Marchewkę, cebulę, ziele, liść i sól gotujemy przez kilka minut żeby warzywa zmiękły. Węgorza kroimy na 4 cm kawałki i wrzucamy do gorącego wywaru na około 7 min żeby się nie rozpadł pod koniec dodajemy odrobinę octu. Wykładamy go do miseczki lub do słoiczka a do wywaru dodajemy żelatynę - ilość wg przepisu na opakowaniu. Zalewamy rybkę i zostawiamy do studzenia. Smacznego :)











środa, 4 listopada 2009

Mufinki z gruszką i czekoladą :))



Nie mam pojęcia dlaczego tak się zawsze broniłam przed zrobieniem muffinek - to mój debiut:)). Wydawało mi się zawsze, że to bardzo czasochłonne i pracochłonne, a okazało się, że to banalnie proste i szybkie w wykonaniu. Po zmodyfikowaniu przepisu podstawowego można uzyskać muffinki pikantne, słone, ostre, słodkie, korzenne itd. Ciastka mogą stanowić słodki dodatek do kawy czy herbaty, jaki i pikantną przystawkę czy przekąskę do zupy. U mnie tym razem z dodatkiem gruszki i dwóch rodzajów czekolady - gorzkiej i mlecznej z orzechami i rodzynkami. Zdecydowanie upiekłam je po raz pierszy ale nie ostatni:)).

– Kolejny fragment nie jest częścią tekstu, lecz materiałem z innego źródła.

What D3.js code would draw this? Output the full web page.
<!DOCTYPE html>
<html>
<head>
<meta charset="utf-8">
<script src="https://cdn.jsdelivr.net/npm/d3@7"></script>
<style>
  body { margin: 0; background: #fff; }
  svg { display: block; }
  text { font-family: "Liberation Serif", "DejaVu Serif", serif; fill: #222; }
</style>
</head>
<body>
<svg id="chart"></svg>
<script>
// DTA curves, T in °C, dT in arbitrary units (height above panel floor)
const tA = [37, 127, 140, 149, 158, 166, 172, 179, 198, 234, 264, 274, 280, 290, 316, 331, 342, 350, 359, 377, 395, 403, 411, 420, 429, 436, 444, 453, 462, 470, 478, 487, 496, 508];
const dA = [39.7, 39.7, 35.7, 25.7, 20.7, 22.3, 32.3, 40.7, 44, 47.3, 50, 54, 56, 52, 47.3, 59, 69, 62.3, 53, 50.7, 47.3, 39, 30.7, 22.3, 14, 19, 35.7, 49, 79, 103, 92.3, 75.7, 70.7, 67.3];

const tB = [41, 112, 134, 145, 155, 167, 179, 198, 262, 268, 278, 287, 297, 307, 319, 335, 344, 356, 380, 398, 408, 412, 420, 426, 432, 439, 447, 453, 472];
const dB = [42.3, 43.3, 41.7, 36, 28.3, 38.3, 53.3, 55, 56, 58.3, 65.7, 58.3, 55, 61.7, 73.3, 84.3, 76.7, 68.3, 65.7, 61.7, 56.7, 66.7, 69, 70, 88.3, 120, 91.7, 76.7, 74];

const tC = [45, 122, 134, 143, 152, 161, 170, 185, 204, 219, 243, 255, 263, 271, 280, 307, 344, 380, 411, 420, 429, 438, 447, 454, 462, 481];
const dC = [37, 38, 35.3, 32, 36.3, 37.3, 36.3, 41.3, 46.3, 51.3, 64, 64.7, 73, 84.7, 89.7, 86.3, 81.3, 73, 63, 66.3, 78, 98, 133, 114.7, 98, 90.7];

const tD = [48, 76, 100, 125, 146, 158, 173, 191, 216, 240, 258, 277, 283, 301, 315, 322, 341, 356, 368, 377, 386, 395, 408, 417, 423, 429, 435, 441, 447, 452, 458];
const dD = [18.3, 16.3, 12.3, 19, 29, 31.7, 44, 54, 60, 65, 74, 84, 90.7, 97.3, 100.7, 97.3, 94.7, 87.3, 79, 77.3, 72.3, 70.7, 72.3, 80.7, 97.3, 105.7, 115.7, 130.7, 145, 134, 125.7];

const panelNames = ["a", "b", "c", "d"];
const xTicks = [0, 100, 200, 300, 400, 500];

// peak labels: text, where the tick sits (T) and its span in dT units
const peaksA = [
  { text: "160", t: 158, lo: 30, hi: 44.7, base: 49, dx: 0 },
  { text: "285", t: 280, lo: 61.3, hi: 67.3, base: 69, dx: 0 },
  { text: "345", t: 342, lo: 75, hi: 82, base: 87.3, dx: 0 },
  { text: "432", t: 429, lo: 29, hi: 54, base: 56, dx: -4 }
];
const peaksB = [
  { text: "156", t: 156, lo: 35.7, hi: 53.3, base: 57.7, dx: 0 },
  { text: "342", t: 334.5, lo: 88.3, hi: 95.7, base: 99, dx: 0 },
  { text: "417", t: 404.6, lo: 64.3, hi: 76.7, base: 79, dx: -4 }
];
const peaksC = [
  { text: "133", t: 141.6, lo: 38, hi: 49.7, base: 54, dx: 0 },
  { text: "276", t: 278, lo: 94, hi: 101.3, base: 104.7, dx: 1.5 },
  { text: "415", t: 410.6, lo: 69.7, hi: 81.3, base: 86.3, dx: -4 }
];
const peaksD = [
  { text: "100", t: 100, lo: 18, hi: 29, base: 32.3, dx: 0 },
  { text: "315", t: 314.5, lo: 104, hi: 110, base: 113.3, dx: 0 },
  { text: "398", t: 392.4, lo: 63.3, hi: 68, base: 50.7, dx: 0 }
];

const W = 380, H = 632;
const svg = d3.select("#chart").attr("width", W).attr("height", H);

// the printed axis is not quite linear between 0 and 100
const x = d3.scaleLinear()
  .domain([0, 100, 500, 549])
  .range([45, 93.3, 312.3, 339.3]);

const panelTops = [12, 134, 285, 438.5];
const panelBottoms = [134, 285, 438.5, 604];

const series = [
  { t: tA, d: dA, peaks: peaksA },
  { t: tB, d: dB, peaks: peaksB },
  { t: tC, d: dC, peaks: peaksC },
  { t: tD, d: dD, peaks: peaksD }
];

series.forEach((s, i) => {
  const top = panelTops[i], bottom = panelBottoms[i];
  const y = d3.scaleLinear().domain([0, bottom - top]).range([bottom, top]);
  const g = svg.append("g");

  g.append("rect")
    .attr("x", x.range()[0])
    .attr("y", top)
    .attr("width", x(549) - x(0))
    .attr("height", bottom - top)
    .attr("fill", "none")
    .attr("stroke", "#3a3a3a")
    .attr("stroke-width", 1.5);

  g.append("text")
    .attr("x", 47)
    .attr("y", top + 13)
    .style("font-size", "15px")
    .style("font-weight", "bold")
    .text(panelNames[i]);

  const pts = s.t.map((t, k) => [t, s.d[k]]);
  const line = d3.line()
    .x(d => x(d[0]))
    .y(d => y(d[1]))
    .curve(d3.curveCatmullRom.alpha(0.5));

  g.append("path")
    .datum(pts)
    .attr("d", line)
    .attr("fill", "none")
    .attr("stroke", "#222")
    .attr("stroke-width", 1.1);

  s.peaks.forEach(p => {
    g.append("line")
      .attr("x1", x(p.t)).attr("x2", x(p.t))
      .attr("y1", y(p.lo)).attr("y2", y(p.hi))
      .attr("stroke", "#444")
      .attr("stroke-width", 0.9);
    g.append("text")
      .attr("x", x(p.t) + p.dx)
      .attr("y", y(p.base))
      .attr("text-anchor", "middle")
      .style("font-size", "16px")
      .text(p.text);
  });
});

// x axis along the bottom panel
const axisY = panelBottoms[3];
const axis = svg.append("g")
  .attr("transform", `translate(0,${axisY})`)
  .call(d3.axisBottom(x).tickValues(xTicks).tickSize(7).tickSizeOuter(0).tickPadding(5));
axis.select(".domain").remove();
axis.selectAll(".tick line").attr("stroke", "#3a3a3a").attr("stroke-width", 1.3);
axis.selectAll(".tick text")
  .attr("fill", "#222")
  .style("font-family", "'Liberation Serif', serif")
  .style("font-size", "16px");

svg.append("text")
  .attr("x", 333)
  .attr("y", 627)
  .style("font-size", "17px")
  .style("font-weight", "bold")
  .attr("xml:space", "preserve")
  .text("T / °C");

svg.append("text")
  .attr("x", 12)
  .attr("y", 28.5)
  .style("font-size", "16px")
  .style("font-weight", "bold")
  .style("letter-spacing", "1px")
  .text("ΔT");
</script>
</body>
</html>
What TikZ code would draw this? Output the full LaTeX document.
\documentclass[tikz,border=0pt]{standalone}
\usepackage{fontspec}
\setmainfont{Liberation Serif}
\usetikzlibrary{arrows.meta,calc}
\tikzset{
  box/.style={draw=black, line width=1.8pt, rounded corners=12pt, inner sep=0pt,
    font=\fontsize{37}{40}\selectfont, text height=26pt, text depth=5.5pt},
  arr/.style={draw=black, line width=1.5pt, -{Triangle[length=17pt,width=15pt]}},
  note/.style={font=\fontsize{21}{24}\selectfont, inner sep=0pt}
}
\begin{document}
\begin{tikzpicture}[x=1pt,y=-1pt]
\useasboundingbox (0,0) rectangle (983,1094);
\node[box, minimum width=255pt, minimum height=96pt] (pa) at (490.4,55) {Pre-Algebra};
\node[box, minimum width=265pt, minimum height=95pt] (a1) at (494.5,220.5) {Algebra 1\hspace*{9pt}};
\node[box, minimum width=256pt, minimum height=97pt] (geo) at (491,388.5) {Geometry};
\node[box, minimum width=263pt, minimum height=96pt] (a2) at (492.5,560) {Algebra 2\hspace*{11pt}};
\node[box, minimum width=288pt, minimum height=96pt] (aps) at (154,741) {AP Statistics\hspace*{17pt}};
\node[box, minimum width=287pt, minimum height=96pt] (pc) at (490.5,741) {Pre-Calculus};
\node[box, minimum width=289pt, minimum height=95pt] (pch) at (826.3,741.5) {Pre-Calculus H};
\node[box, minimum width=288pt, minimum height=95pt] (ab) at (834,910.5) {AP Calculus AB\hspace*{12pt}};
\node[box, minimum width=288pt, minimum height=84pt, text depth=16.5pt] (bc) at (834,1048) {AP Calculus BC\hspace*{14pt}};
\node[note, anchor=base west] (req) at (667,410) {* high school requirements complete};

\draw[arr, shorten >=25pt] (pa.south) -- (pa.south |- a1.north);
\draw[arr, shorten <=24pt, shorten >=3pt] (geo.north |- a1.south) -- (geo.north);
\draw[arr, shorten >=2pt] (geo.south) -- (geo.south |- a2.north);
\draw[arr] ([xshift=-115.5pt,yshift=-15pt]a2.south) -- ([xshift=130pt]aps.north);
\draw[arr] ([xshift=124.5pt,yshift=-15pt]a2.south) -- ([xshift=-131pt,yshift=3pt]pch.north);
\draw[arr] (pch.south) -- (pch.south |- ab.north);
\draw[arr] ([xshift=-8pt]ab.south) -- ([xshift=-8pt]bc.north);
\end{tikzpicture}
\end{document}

Muffinki z gruszką i czekoladą

1 szkl mąki
1/4 szkl cukru
1 jajko
0,5 szkl maślanki
50 gr rozpuszczonego masła
szczypta soli
1 łyżeczka proszku do pieczenia

Wszystkie suche składniki (mąka, proszek, cukier, sól) wymieszać w misce. W osobnej połączyć jajko, maślankę i masło. Miksturę dodać do suchych skladników razem z gruszkami i czekoladą pokrojonymi w kostkę. Wymieszać niezbyt dokładnie i przełożyć do foremek - każdą wypełnić do 2/3. Piec w 200 stopniach przez około 20 min aż będą złotobrązowe.